Recently, the NC Court of Appeals affirmed a lower court’s decision to grant a polluting industry permit for an asphalt plant in Glendale Springs. The county permit was initially denied by the Ashe County Planning Director, setting off a legal fight between the Ashe County Planning Board and the board of County Commissioners.
The court’s reasoning is a stunning piece of sophistry, fatally flawed and illogical. The asphalt industry had a major role in this play, a story fed to the Ashe County Planning Board, who were like lambs led to slaughter during the county proceedings.
For example, the planning board incorrectly determined that a barn is not a commercial building, even though its purpose is agriculture and taxes are paid on it. The planning director denied the application based on his view that Appalachian Materials made misrepresentations on its application, also dismissed by the planning board and the court.
The Court of Appeals concluded that the planning director’s cursory approval — communicated by email before a completed application had been submitted — became binding when the county failed to appeal it within a thirty-day window in 2015.
However, Ashe County adopted a moratorium on polluting industry permitting in October 2015, early in the process and well before county and state permits were issued.
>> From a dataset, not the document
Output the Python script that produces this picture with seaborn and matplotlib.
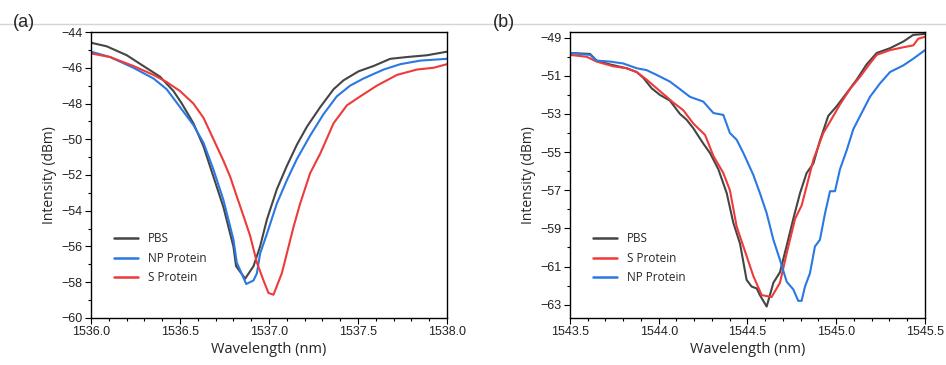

But the Court of Appeal’s ruling turns the state’s moratorium statute into a meaningless exercise. State law permits county governments to adopt such moratoriums. NCGS Section 153A-340(h). A duly adopted moratorium states its purpose and need as well as its duration. In fact, the Ashe County Moratorium’s Articles 2 and 3 cite harmful emissions, a potential threat to air quality, and the protection of public health.
Information which came to light during the moratorium included the health risk to the severely disabled children of Camp New Hope, which would be about a quarter mile from the proposed asphalt plant, well within the zone of toxic air pollution. Ashe County’s elected leaders have made their intentions clear during this entire proceeding, at the county level, in superior court and most recently in the court of appeals; that is, the board of commissioners oppose this asphalt plant and its pollution-spewing smokestack at this site.
The court has made a serious error in this case. Its procedural legal reasoning may rest upon precedent, but its humanity is hobbled by a blinkered view of what is most vital in this world: protecting the children.